For me not indulging in any discursive thoughts, where is any relative interaction, where is any absoluteness? Where is happiness and where is unhappiness either?
Based on our three basic states of awareness, three truths are posited – vyavahārika, prātibhāsika and paramārthika. World we interact with in our wakeful hours is vyavahārika. Many are able to remain awake together and interact with one another. Vyavahāra means interaction. As it facilitates recurring interaction, wakeful world is called the vyavahārika reality.
Pratibhāsa means superimposition. In this, the base or substratum does not undergo transformation at all. Yet, something is thrust, superimposed, on it. This phenomenon is called prātibhāsika truth. Dream is pratibhāsa. The sleeper does not undergo any change at all, even while he encounters dream, in which he travels, becomes a king, rules the kingdom for long, but gets killed in a fight against the neighbouring king. All this only to wake up before long to find him lying on the cot safe and healthy!

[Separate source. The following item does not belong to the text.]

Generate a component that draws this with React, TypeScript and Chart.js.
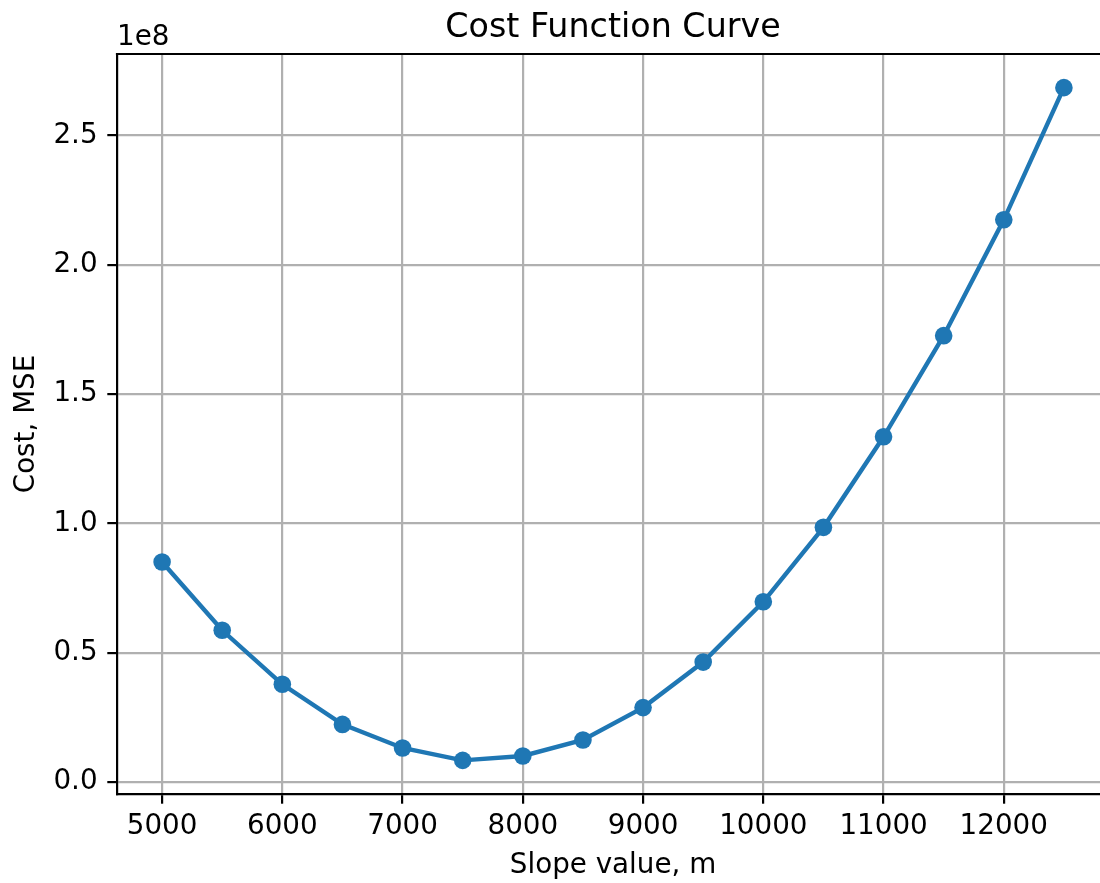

Janaka questions the vyavahārika as well as the pāramārthika truths, as they are related to each other and hence dependent. Dependence of any kind is denial of the status of reality. Janaka says he is not given now to any kind of deliberation, involving crisscross thinking and argumentation. The uniform Self is so much experiential to him, that it rules out all indulgences in logic, reason, propriety and the like.
He has no sukha and duḥkha also, the singular Self he experiences totally rules out the ultimate dvandvas.